======== DATA EXTRACT ========

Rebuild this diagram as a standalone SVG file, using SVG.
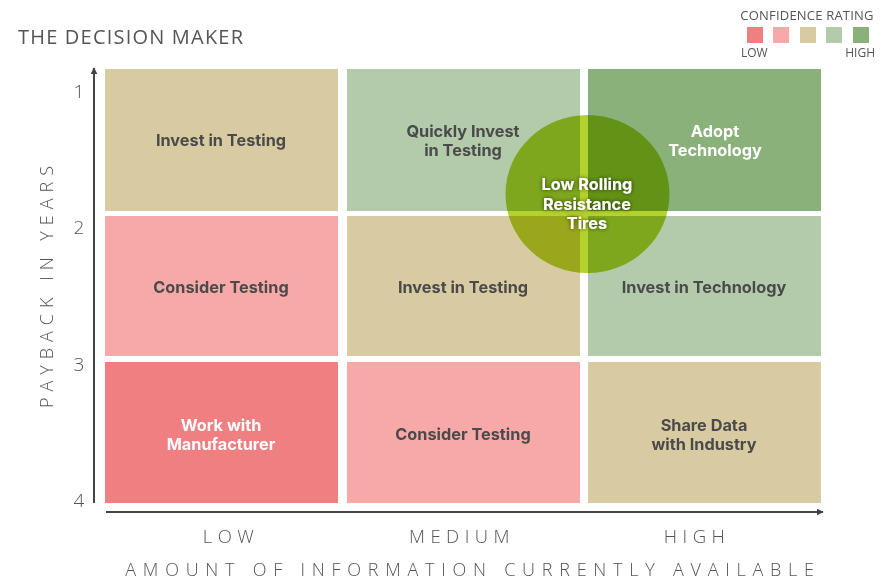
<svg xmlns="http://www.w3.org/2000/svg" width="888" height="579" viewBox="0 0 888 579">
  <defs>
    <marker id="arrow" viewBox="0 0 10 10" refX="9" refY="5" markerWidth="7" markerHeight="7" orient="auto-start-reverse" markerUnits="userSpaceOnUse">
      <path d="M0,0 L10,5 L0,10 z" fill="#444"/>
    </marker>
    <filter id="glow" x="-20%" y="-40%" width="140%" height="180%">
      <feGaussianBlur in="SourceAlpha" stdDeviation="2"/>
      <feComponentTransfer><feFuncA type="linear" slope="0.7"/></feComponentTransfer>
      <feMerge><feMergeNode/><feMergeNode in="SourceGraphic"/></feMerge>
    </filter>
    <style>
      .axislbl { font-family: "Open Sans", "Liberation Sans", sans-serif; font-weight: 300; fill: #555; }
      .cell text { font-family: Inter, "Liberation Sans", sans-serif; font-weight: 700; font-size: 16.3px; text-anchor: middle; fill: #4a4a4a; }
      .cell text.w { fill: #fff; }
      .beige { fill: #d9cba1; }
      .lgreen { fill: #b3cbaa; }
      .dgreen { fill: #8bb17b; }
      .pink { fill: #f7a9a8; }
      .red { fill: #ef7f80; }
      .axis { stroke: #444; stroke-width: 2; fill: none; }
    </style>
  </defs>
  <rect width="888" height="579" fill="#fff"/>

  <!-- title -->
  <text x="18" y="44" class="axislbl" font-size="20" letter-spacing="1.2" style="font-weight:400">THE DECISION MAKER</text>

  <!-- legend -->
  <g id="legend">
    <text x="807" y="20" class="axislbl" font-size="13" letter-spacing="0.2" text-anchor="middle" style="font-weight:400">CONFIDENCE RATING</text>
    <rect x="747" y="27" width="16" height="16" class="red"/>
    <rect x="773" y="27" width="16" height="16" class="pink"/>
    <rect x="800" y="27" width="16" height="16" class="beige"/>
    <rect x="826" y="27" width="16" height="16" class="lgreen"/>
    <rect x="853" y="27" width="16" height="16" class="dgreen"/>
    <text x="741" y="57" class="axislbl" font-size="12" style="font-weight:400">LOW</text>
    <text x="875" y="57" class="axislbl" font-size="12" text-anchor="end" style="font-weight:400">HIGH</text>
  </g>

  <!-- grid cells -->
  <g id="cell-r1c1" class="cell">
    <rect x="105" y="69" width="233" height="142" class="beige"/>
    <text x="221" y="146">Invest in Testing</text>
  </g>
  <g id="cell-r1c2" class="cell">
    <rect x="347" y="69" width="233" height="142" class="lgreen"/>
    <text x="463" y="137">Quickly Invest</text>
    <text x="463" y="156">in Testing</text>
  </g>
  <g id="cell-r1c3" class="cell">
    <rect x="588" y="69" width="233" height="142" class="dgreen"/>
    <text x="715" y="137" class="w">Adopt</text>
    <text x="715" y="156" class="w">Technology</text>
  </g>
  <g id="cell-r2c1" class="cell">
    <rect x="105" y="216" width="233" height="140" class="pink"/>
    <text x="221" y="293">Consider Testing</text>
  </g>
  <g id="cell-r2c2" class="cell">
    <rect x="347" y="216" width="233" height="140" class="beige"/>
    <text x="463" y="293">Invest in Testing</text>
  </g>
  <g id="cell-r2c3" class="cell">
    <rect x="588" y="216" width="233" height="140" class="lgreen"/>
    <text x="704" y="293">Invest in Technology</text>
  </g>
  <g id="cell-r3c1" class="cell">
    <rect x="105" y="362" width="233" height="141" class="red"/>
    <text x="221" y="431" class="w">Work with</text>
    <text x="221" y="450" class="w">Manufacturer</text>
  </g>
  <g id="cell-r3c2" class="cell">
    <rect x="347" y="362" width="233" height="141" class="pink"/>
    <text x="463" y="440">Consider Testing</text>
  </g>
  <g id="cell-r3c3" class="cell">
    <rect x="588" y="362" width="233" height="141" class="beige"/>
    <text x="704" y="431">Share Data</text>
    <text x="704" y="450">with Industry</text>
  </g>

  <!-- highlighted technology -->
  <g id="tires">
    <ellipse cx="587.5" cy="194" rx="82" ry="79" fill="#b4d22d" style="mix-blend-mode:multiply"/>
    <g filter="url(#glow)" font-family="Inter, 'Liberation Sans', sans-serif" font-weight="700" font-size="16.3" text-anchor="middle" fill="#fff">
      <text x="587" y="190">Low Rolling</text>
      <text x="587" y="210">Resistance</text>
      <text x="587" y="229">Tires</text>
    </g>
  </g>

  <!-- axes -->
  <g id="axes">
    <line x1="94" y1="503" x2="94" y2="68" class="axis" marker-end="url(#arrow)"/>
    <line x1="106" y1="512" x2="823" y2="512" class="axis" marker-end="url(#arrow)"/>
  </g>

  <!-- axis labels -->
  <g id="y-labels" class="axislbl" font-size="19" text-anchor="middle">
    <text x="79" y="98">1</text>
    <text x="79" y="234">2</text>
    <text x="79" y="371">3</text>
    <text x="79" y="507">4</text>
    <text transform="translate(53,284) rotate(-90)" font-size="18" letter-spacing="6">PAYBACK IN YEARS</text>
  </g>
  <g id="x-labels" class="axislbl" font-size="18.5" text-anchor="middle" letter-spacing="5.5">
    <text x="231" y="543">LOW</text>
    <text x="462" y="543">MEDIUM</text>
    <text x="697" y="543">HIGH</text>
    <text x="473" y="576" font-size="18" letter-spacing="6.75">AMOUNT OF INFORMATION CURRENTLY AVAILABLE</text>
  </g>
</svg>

========

## WHAT IS BEING ASKED
Word for word, quote the full listing, omitting every picture.

## RESULT FOR THIS EXERCISE
Rebuild this diagram as a standalone SVG file, using SVG.
<svg xmlns="http://www.w3.org/2000/svg" width="888" height="579" viewBox="0 0 888 579">
  <defs>
    <marker id="arrow" viewBox="0 0 10 10" refX="9" refY="5" markerWidth="7" markerHeight="7" orient="auto-start-reverse" markerUnits="userSpaceOnUse">
      <path d="M0,0 L10,5 L0,10 z" fill="#444"/>
    </marker>
    <filter id="glow" x="-20%" y="-40%" width="140%" height="180%">
      <feGaussianBlur in="SourceAlpha" stdDeviation="2"/>
      <feComponentTransfer><feFuncA type="linear" slope="0.7"/></feComponentTransfer>
      <feMerge><feMergeNode/><feMergeNode in="SourceGraphic"/></feMerge>
    </filter>
    <style>
      .axislbl { font-family: "Open Sans", "Liberation Sans", sans-serif; font-weight: 300; fill: #555; }
      .cell text { font-family: Inter, "Liberation Sans", sans-serif; font-weight: 700; font-size: 16.3px; text-anchor: middle; fill: #4a4a4a; }
      .cell text.w { fill: #fff; }
      .beige { fill: #d9cba1; }
      .lgreen { fill: #b3cbaa; }
      .dgreen { fill: #8bb17b; }
      .pink { fill: #f7a9a8; }
      .red { fill: #ef7f80; }
      .axis { stroke: #444; stroke-width: 2; fill: none; }
    </style>
  </defs>
  <rect width="888" height="579" fill="#fff"/>

  <!-- title -->
  <text x="18" y="44" class="axislbl" font-size="20" letter-spacing="1.2" style="font-weight:400">THE DECISION MAKER</text>

  <!-- legend -->
  <g id="legend">
    <text x="807" y="20" class="axislbl" font-size="13" letter-spacing="0.2" text-anchor="middle" style="font-weight:400">CONFIDENCE RATING</text>
    <rect x="747" y="27" width="16" height="16" class="red"/>
    <rect x="773" y="27" width="16" height="16" class="pink"/>
    <rect x="800" y="27" width="16" height="16" class="beige"/>
    <rect x="826" y="27" width="16" height="16" class="lgreen"/>
    <rect x="853" y="27" width="16" height="16" class="dgreen"/>
    <text x="741" y="57" class="axislbl" font-size="12" style="font-weight:400">LOW</text>
    <text x="875" y="57" class="axislbl" font-size="12" text-anchor="end" style="font-weight:400">HIGH</text>
  </g>

  <!-- grid cells -->
  <g id="cell-r1c1" class="cell">
    <rect x="105" y="69" width="233" height="142" class="beige"/>
    <text x="221" y="146">Invest in Testing</text>
  </g>
  <g id="cell-r1c2" class="cell">
    <rect x="347" y="69" width="233" height="142" class="lgreen"/>
    <text x="463" y="137">Quickly Invest</text>
    <text x="463" y="156">in Testing</text>
  </g>
  <g id="cell-r1c3" class="cell">
    <rect x="588" y="69" width="233" height="142" class="dgreen"/>
    <text x="715" y="137" class="w">Adopt</text>
    <text x="715" y="156" class="w">Technology</text>
  </g>
  <g id="cell-r2c1" class="cell">
    <rect x="105" y="216" width="233" height="140" class="pink"/>
    <text x="221" y="293">Consider Testing</text>
  </g>
  <g id="cell-r2c2" class="cell">
    <rect x="347" y="216" width="233" height="140" class="beige"/>
    <text x="463" y="293">Invest in Testing</text>
  </g>
  <g id="cell-r2c3" class="cell">
    <rect x="588" y="216" width="233" height="140" class="lgreen"/>
    <text x="704" y="293">Invest in Technology</text>
  </g>
  <g id="cell-r3c1" class="cell">
    <rect x="105" y="362" width="233" height="141" class="red"/>
    <text x="221" y="431" class="w">Work with</text>
    <text x="221" y="450" class="w">Manufacturer</text>
  </g>
  <g id="cell-r3c2" class="cell">
    <rect x="347" y="362" width="233" height="141" class="pink"/>
    <text x="463" y="440">Consider Testing</text>
  </g>
  <g id="cell-r3c3" class="cell">
    <rect x="588" y="362" width="233" height="141" class="beige"/>
    <text x="704" y="431">Share Data</text>
    <text x="704" y="450">with Industry</text>
  </g>

  <!-- highlighted technology -->
  <g id="tires">
    <ellipse cx="587.5" cy="194" rx="82" ry="79" fill="#b4d22d" style="mix-blend-mode:multiply"/>
    <g filter="url(#glow)" font-family="Inter, 'Liberation Sans', sans-serif" font-weight="700" font-size="16.3" text-anchor="middle" fill="#fff">
      <text x="587" y="190">Low Rolling</text>
      <text x="587" y="210">Resistance</text>
      <text x="587" y="229">Tires</text>
    </g>
  </g>

  <!-- axes -->
  <g id="axes">
    <line x1="94" y1="503" x2="94" y2="68" class="axis" marker-end="url(#arrow)"/>
    <line x1="106" y1="512" x2="823" y2="512" class="axis" marker-end="url(#arrow)"/>
  </g>

  <!-- axis labels -->
  <g id="y-labels" class="axislbl" font-size="19" text-anchor="middle">
    <text x="79" y="98">1</text>
    <text x="79" y="234">2</text>
    <text x="79" y="371">3</text>
    <text x="79" y="507">4</text>
    <text transform="translate(53,284) rotate(-90)" font-size="18" letter-spacing="6">PAYBACK IN YEARS</text>
  </g>
  <g id="x-labels" class="axislbl" font-size="18.5" text-anchor="middle" letter-spacing="5.5">
    <text x="231" y="543">LOW</text>
    <text x="462" y="543">MEDIUM</text>
    <text x="697" y="543">HIGH</text>
    <text x="473" y="576" font-size="18" letter-spacing="6.75">AMOUNT OF INFORMATION CURRENTLY AVAILABLE</text>
  </g>
</svg>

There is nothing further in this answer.